Wildfires are bigger, and starting earlier in the year. Heat waves are more frequent. Seas are warmer, and flooding is more common. The air is getting hotter. Even ragweed pollen season is beginning sooner.

Climate change is already happening around the United States, the Environmental Protection Agency said on Wednesday. And in many cases, that change is speeding up.

The freshly compiled data, the federal government’s most comprehensive and up-to-date information yet, shows that a warming world is making life harder for Americans, in ways that threaten their health and safety, homes and communities. And it comes as the Biden administration is trying to propel aggressive action at home and abroad to cut the pollution that is raising global temperatures.

“There is no small town, big city or rural community that is unaffected by the climate crisis,” Michael S. Regan, the E.P.A. administrator, said on Wednesday. “Americans are seeing and feeling the impacts up close, with increasing regularity.”

The Biden administration revived the effort this year and added some new measures, pulling information from government agencies, universities and other sources.
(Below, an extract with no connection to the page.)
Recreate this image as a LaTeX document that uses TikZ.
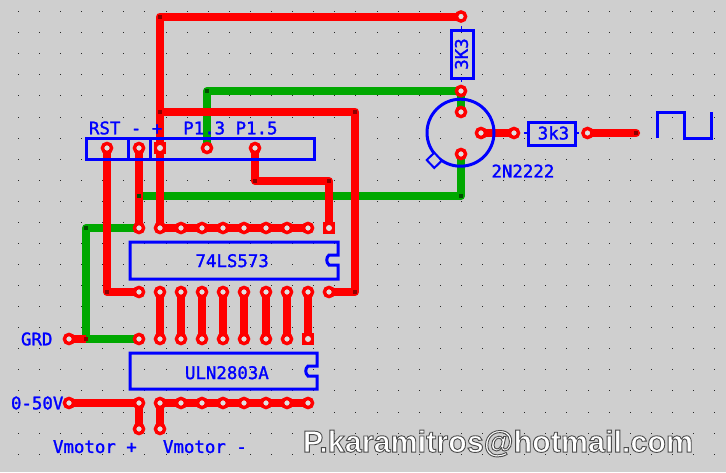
\documentclass[tikz,border=0pt]{standalone}
\usepackage{fontspec}
\newfontfamily\pcbfont[FakeBold=1.5]{DejaVu Sans Mono}
\newfontfamily\markfont[BoldFeatures={FakeBold=3}]{Liberation Sans}
\definecolor{bgc}{HTML}{CFCFCF}
\definecolor{pcbred}{HTML}{FF0000}
\definecolor{pcbgreen}{HTML}{00A800}
\definecolor{pcbblue}{HTML}{0000FF}
\definecolor{holec}{HTML}{E0E0E0}
\tikzset{
  x=1pt,y=-1pt,
  redtrack/.style={draw=pcbred,line width=8pt,line join=round},
  greentrack/.style={draw=pcbgreen,line width=8pt,line join=round},
  outline/.style={draw=pcbblue,line width=3pt,line join=miter},
  thinlead/.style={draw=pcbblue,line width=1.5pt},
  pad/.style={circle,draw=pcbred,line width=3.4pt,fill=holec,minimum size=9.2pt,inner sep=0pt,outer sep=0pt},
  sqpad/.style={rectangle,fill=pcbred,minimum size=12pt,inner sep=0pt,outer sep=0pt,
    path picture={\fill[holec] (path picture bounding box.center) circle[radius=3pt];}},
  vianode/.style={rectangle,minimum size=4pt,inner sep=0pt,outer sep=0pt},
  viared/.style={vianode,fill=red!55!black},
  viagreen/.style={vianode,fill=green!30!black},
  silk/.style={text=pcbblue,font=\pcbfont\fontsize{17.4}{18}\selectfont,inner sep=0pt,outer sep=0pt},
}
\begin{document}
\begin{tikzpicture}
\useasboundingbox (0,0) rectangle (726,472);
\fill[bgc] (0,0) rectangle (726,472);
% grid of dots
\foreach \i in {0,...,33}{\foreach \j in {0,...,21}{
  \fill[black!85] ({18.3+21.1*\i-0.5},{11.7+21.07*\j-0.5}) rectangle +(1,1);
}}
% named points
\coordinate (J1) at (107,148); \coordinate (J2) at (139,148); \coordinate (J3) at (160,148);
\coordinate (J4) at (207,148); \coordinate (J5) at (255,148);
\coordinate (Rt) at (461,16.5); \coordinate (Rb) at (461,91);
\coordinate (Qc) at (461,112); \coordinate (Qb) at (481,133); \coordinate (Qe) at (461,154);
\coordinate (Ra) at (514,133); \coordinate (Rc) at (587.5,133);
\coordinate (Sg) at (636,133);
\coordinate (c1) at (160,16.5); \coordinate (c2) at (160,111.5); \coordinate (c3) at (207,91);
\coordinate (c4) at (355,111.5); \coordinate (c5) at (255,181); \coordinate (c6) at (329,181);
\coordinate (c7) at (139,196); \coordinate (c8) at (86,228); \coordinate (c9) at (107,292);
\coordinate (c10) at (355,292); \coordinate (c11) at (86,339); \coordinate (c12) at (461,196);
\foreach \n/\x in {a/139,b/160,c/181,d/202,e/223,f/244,g/266,h/287,i/308,j/329}{
  \coordinate (T\n) at (\x,228);
  \coordinate (M\n) at (\x,292);
  \coordinate (L\n) at (\x,339);
  \coordinate (B\n) at (\x,403);
}
\coordinate (G0) at (69,339); \coordinate (V0) at (69,403);
\coordinate (Va) at (139,429); \coordinate (Vb) at (160,429);
% green tracks
\draw[greentrack] (J4) -- (c3) -- (Rb);
\draw[greentrack] (Qe) -- (c12) -- (c7);
\draw[greentrack] (Rb) -- (Qc);
\draw[greentrack] (Ta) -- (c8) -- (c11) -- (La);
% red tracks
\draw[redtrack] (Rt) -- (c1) -- (Tb);
\draw[redtrack] (c2) -- (c4) -- (c10) -- (Mj);
\draw[redtrack] (J5) -- (c5) -- (c6) -- (Tj);
\draw[redtrack] (J1) -- (c9) -- (Ma);
\draw[redtrack] (J2) -- (Ta);
\draw[redtrack] (Tb) -- (Ti);
\draw[redtrack] (G0) -- (c11);
\draw[redtrack] (Qb) -- (Ra);
\draw[redtrack] (Rc) -- (Sg);
\draw[redtrack,line cap=round] (Sg) -- +(0.1,0);
\draw[redtrack] (V0) -- (Ba) -- (Va);
\draw[redtrack] (Vb) -- (Bb) -- (Bi);
\foreach \n in {b,c,d,e,f,g,h,i}{\draw[redtrack] (M\n) -- (L\n);}
% vias and corner marks
\foreach \c in {c1,c2,c4,c5,c6,c9,c10,c11,Sg}{\node[viared] at (\c) {};}
\foreach \c in {c3,c7,c8,c12}{\node[viagreen] at (\c) {};}
% blue outlines
\draw[outline] (86,138) rectangle (314,159);
\draw[outline] (128,138) -- (128,159);
\draw[outline] (150,138) -- (150,159);
\draw[outline] (130,242) -- (338,242) -- (338,255) -- (329,255) to[bend right=50] (329,265) -- (338,265) -- (338,279) -- (130,279) -- cycle;
\draw[outline] (130,353) -- (317,353) -- (317,366) -- (308,366) to[bend right=50] (308,376) -- (317,376) -- (317,389) -- (130,389) -- cycle;
\draw[outline] (451,30) rectangle (473,78);
\draw[thinlead] (461.5,26) -- (461.5,30) (461.5,78) -- (461.5,82);
\draw[outline] (528,122) rectangle (575,145);
\draw[thinlead] (524,133) -- (528,133) (575,133) -- (579,133);
\draw[outline] (460.5,132.7) circle[radius=33.5];
\draw[draw=pcbblue,line width=2pt,fill=bgc] (426.7,160) -- (434.3,152.7) -- (441.7,160.7) -- (434.3,168) -- cycle;
\draw[outline] (657,138) -- (657,112) -- (684,112) -- (684,138.5) -- (711,138.5) -- (711,112);
% pads
\foreach \c/\m in {J1/a,J2/b,J4/c,J5/d,Rt/e,Rb/f,Qc/g,Qb/h,Qe/i,Ra/j,Rc/k,G0/l,V0/m,Va/n,Vb/o}{\node[pad] (p\m) at (\c) {};}
\node[sqpad] (pJ3) at (J3) {};
\node[sqpad] (pTj) at (Tj) {};
\node[sqpad] (pLi) at (Li) {};
\foreach \n in {a,b,c,d,e,f,g,h,i}{\node[pad] (pT\n) at (T\n) {};}
\foreach \n in {a,b,c,d,e,f,g,h,i,j}{\node[pad] (pM\n) at (M\n) {};}
\foreach \n in {a,b,c,d,e,f,g,h}{\node[pad] (pL\n) at (L\n) {};}
\foreach \n in {a,b,c,d,e,f,g,h,i}{\node[pad] (pB\n) at (B\n) {};}
% labels
\node[silk,anchor=west] (t1) at (89,128) {RST~-~+~~P1.3~P1.5};
\node[silk,anchor=west] (t2) at (195.5,260.7) {74LS573};
\node[silk,anchor=west] (t3) at (185,372.7) {ULN2803A};
\node[silk,anchor=west] (t4) at (21,339) {GRD};
\node[silk,anchor=west] (t5) at (11,403) {0-50V};
\node[silk,anchor=west] (t6) at (53,446.7) {Vmotor~+};
\node[silk,anchor=west] (t7) at (163,446.7) {Vmotor~-};
\node[silk,anchor=west] (t8) at (491.5,171) {2N2222};
\node[silk,anchor=center] (t9) at (553.5,133) {3k3};
\node[silk,anchor=center,rotate=90] (t10) at (461.5,54) {3K3};
\node[inner sep=0pt,outer sep=0pt,anchor=center] (mark) at (498,443.5) {\special{pdf:bcolor [1 1 1] [0.3 0.3 0.3]}\markfont\bfseries\fontsize{30.5}{32}\selectfont P.karamitros@hotmail.com\special{pdf:ecolor}};
\end{tikzpicture}
\end{document}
The E.P.A. used 54 separate indicators which, taken together, paint a grim picture.

 

It maps everything from Lyme disease, which is growing more prevalent in some states as a warming climate expands the regions where deer ticks can survive, to the growing drought in the Southwest that threatens the availability of drinking water, increases the likelihood of wildfires but also reduces the ability to generate electricity from hydropower.

“Having relevant indicators is a really important way to show people that climate is already changing, and it’s changing in ways that affect you,” Dr. Hayhoe said. “It helps us connect climate change to our lived experience.”

The new data shows that temperatures are rising, and that increase is accelerating. Since 1901, surface temperatures across the lower 48 states have increased by an average of 0.16 degrees Fahrenheit each decade; since the late 1970s, that rate has jumped to as much as half a degree per decade.

The increase has been even more pronounced in Alaska, parts of which saw average temperatures rise more than 4 degrees Fahrenheit since 1925. And it’s affecting the permafrost: At 14 of 15 sites, permafrost temperatures rose between 1978 and 2020.